**WORK TO COMPLETE**
Look at the data below and print exactly the lines from its first line through the line with "ax = fig.add_axes([0.0945, 0.134, 0.8895, 0.7695])"; the pictures stay out of the copy.

**STORED DATA**
= = = = = = =

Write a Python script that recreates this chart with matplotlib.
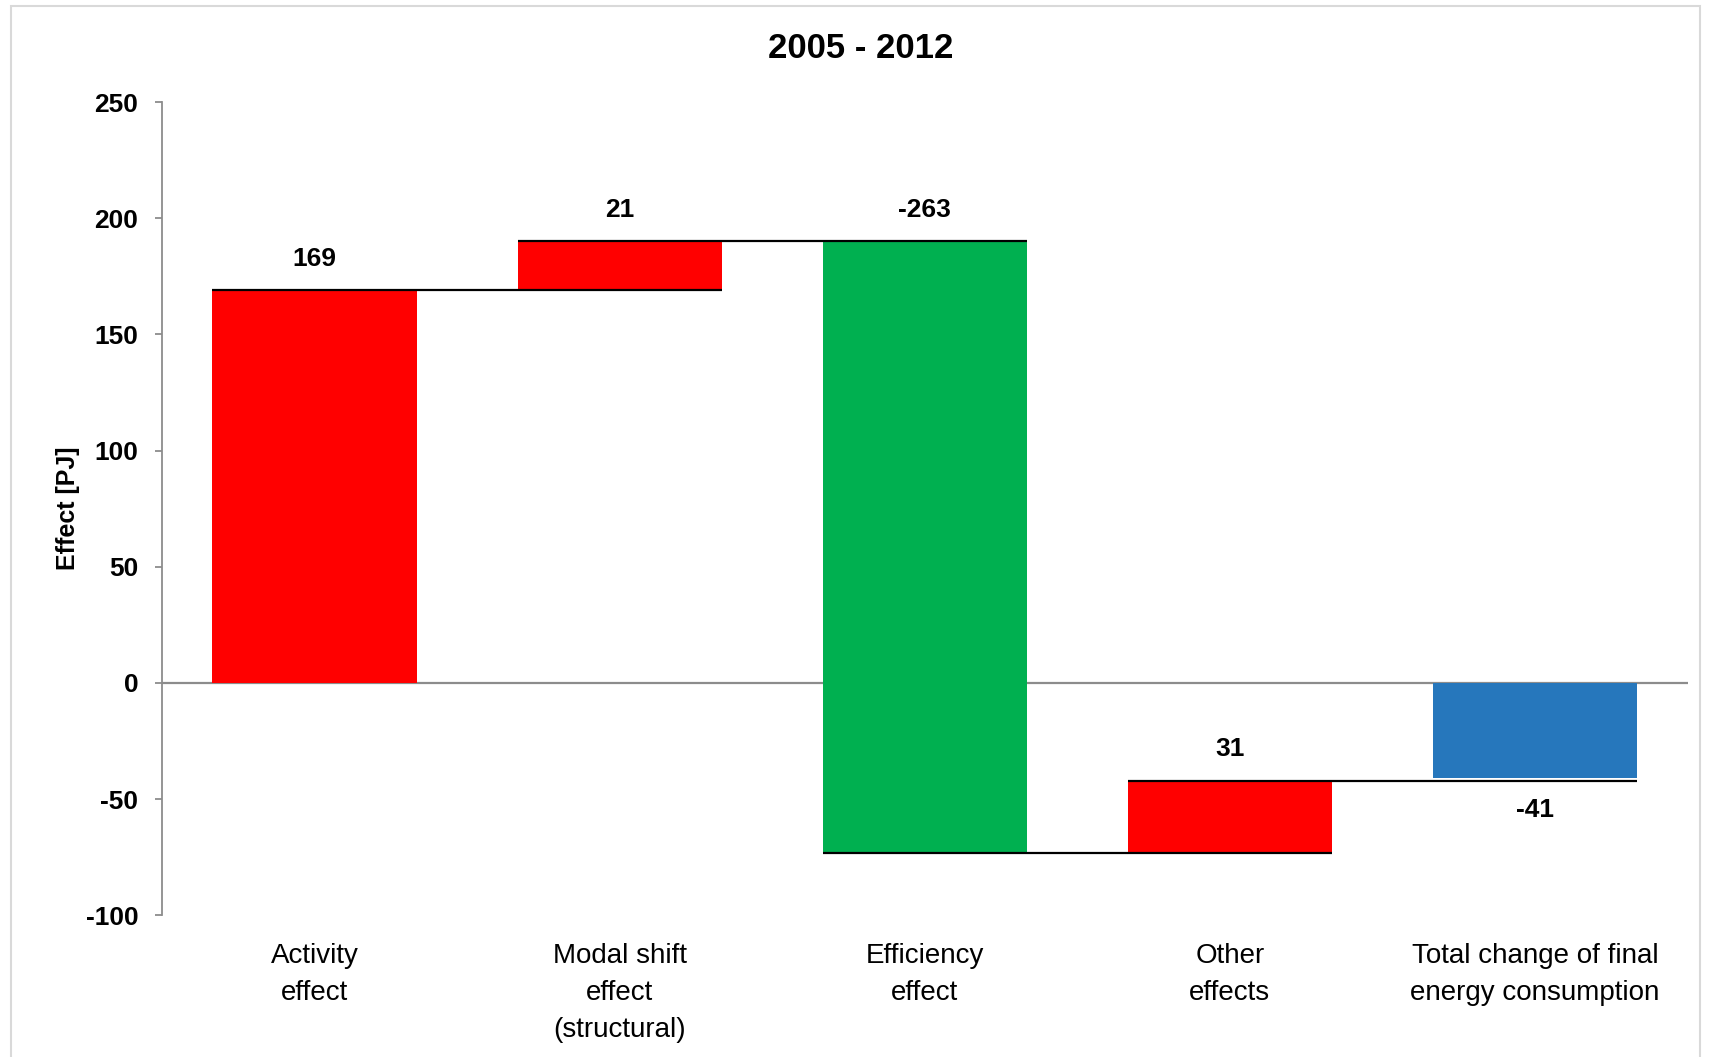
import matplotlib
matplotlib.use('Agg')
import matplotlib.pyplot as plt
from matplotlib.patches import Rectangle

plt.rcParams['font.family'] = ['Liberation Sans', 'DejaVu Sans']
plt.rcParams['axes.unicode_minus'] = False

title = '2005 - 2012'
categories = ['Activity\neffect', 'Modal shift\neffect\n(structural)', 'Efficiency\neffect',
              'Other\neffects', 'Total change of final\nenergy consumption']
effects = [169, 21, -263, 31]   # decomposition steps
total = -41                      # total change of final energy consumption
effect_colors = ['#ff0000', '#ff0000', '#00b050', '#ff0000']
total_color = '#2677bc'
yticks = [-100, -50, 0, 50, 100, 150, 200, 250]

fig = plt.figure(figsize=(17.15, 10.57), dpi=100)
ax = fig.add_axes([0.0945, 0.134, 0.8895, 0.7695])

# light chart-area border like in excel
fig.patches.append(Rectangle((0.0064, -0.05), 0.9848, 1.044, transform=fig.transFigure,
                             fill=False, edgecolor='#d9d9d9', linewidth=1.5))

w = 0.67
# running levels of the waterfall
levels = [0]
for e in effects:
    levels.append(levels[-1] + e)

for i, e in enumerate(effects):
    ax.bar(i, e, bottom=levels[i], width=w, color=effect_colors[i], zorder=2)
    top = max(levels[i], levels[i + 1])
    ax.annotate(str(e), (i, top), xytext=(0, 14), textcoords='offset points',
                ha='center', va='bottom', fontsize=19, fontweight='bold')

n = len(effects)
ax.bar(n, total, width=w, color=total_color, zorder=2)
ax.annotate(str(total), (n, min(0, total)), xytext=(0, -14), textcoords='offset points',
            ha='center', va='top', fontsize=19, fontweight='bold')

# connectors between the steps
for i in range(n):
    ax.hlines(levels[i + 1], i - w / 2, i + 1 + w / 2, color='black', lw=1.6, zorder=3)

ax.axhline(0, color='#8c8c8c', lw=1.6, zorder=1)

ax.set_xlim(-0.5, n + 0.5)
ax.set_ylim(yticks[0], yticks[-1])
ax.set_yticks(yticks)
ax.set_xticks(range(len(categories)))
ax.set_xticklabels(categories, fontsize=20, linespacing=1.55)
ax.tick_params(axis='x', length=0, pad=20)
ax.tick_params(axis='y', length=5, width=1.3, color='#8c8c8c', pad=12, labelsize=19)
for lab in ax.get_yticklabels():
    lab.set_fontweight('bold')

for s in ['top', 'right', 'bottom']:
    ax.spines[s].set_visible(False)
ax.spines['left'].set_color('#8c8c8c')
ax.spines['left'].set_linewidth(1.3)

ax.set_ylabel('Effect [PJ]', fontsize=18, fontweight='bold', labelpad=4)
fig.text(0.502, 0.954, title, ha='center', va='center', fontsize=25, fontweight='bold')

fig.savefig('out.png', dpi=100)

= = = = = = =

**WRITTEN RESPONSE**
Write a Python script that recreates this chart with matplotlib.
import matplotlib
matplotlib.use('Agg')
import matplotlib.pyplot as plt
from matplotlib.patches import Rectangle

plt.rcParams['font.family'] = ['Liberation Sans', 'DejaVu Sans']
plt.rcParams['axes.unicode_minus'] = False

title = '2005 - 2012'
categories = ['Activity\neffect', 'Modal shift\neffect\n(structural)', 'Efficiency\neffect',
              'Other\neffects', 'Total change of final\nenergy consumption']
effects = [169, 21, -263, 31]   # decomposition steps
total = -41                      # total change of final energy consumption
effect_colors = ['#ff0000', '#ff0000', '#00b050', '#ff0000']
total_color = '#2677bc'
yticks = [-100, -50, 0, 50, 100, 150, 200, 250]

fig = plt.figure(figsize=(17.15, 10.57), dpi=100)
ax = fig.add_axes([0.0945, 0.134, 0.8895, 0.7695])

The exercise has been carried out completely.